■ **To be done**
Write out, exactly as given, every line from the one holding "Write the matplotlib code for this chart." to the one holding "ax = fig.add_axes([0.3636, 0.0462, 0.6104, 0.9384])", including both.
+ + + + +
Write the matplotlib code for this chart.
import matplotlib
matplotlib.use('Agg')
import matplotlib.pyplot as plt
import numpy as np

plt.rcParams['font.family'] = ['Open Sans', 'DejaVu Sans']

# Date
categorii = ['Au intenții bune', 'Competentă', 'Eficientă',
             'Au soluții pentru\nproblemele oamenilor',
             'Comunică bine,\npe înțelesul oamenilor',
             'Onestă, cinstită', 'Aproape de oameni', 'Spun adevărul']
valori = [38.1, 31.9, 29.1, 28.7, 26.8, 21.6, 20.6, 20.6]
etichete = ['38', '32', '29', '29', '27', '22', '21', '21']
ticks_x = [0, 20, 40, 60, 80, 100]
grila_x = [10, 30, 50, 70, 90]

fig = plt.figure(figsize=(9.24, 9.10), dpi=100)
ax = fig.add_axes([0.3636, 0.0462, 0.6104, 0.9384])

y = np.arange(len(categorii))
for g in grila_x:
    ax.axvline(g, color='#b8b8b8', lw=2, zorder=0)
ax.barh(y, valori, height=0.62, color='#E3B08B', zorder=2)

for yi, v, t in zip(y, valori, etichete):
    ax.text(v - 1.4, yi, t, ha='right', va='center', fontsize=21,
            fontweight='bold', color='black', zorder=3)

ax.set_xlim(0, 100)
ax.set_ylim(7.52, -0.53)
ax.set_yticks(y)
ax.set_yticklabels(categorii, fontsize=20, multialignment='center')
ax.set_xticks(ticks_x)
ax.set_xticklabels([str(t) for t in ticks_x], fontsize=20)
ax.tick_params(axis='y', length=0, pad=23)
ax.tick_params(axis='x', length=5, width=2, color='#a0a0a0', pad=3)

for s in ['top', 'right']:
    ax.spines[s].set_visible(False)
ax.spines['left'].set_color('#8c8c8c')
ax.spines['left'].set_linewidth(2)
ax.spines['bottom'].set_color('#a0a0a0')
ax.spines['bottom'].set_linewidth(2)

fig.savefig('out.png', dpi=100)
+ + + + +
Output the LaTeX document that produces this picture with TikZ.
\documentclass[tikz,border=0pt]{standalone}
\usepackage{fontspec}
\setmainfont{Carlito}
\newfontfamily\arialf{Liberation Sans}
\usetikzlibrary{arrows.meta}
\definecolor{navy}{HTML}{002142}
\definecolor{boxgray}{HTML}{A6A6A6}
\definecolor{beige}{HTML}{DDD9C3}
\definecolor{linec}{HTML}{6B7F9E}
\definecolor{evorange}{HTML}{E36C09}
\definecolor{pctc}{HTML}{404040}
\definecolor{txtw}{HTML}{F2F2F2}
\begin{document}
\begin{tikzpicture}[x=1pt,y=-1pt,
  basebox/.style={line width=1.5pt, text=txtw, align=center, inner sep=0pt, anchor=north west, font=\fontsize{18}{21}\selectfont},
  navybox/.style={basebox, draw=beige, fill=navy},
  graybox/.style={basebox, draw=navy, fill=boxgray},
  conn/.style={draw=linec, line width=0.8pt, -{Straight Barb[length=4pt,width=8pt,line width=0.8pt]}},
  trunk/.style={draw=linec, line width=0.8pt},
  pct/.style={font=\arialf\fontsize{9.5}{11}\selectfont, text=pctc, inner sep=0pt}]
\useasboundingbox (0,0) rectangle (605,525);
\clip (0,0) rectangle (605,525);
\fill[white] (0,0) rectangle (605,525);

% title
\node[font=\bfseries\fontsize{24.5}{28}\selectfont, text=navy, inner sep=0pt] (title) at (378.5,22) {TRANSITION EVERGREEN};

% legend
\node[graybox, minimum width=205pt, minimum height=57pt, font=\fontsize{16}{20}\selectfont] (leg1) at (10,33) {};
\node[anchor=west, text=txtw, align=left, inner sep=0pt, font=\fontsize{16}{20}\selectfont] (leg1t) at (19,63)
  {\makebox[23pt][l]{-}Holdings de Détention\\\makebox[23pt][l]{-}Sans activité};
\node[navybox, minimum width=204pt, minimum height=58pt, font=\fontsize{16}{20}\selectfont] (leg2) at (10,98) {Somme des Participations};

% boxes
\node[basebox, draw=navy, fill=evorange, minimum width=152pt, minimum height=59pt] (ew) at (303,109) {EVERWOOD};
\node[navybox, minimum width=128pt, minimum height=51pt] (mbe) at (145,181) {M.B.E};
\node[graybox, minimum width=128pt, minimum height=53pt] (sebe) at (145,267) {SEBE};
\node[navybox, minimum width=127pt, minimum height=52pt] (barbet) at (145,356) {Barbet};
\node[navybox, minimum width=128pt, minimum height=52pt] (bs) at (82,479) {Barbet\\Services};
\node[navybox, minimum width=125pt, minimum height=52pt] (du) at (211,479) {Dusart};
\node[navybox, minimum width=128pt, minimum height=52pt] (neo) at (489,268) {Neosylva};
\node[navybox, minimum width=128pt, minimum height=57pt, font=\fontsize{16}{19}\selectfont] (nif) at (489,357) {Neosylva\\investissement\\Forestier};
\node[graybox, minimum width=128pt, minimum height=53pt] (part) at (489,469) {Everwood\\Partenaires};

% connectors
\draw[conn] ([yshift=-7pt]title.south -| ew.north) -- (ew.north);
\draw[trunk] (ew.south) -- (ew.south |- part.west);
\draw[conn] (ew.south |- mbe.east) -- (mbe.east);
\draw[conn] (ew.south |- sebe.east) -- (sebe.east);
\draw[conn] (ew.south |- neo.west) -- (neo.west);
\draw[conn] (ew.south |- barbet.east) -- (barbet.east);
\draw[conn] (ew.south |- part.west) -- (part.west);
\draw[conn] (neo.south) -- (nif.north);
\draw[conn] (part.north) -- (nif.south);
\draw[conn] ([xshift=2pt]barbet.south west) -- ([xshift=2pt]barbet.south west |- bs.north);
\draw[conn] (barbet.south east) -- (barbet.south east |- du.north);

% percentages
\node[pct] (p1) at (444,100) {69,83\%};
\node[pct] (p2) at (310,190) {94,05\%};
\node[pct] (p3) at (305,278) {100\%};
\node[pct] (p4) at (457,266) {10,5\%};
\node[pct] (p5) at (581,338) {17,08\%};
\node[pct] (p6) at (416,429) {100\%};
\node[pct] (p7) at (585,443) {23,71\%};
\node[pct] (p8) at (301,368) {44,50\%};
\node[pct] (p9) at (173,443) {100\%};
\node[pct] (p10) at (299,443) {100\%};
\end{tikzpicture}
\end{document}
+ + + + +
■ **The completed task**
Write the matplotlib code for this chart.
import matplotlib
matplotlib.use('Agg')
import matplotlib.pyplot as plt
import numpy as np

plt.rcParams['font.family'] = ['Open Sans', 'DejaVu Sans']

# Date
categorii = ['Au intenții bune', 'Competentă', 'Eficientă',
             'Au soluții pentru\nproblemele oamenilor',
             'Comunică bine,\npe înțelesul oamenilor',
             'Onestă, cinstită', 'Aproape de oameni', 'Spun adevărul']
valori = [38.1, 31.9, 29.1, 28.7, 26.8, 21.6, 20.6, 20.6]
etichete = ['38', '32', '29', '29', '27', '22', '21', '21']
ticks_x = [0, 20, 40, 60, 80, 100]
grila_x = [10, 30, 50, 70, 90]

fig = plt.figure(figsize=(9.24, 9.10), dpi=100)
ax = fig.add_axes([0.3636, 0.0462, 0.6104, 0.9384])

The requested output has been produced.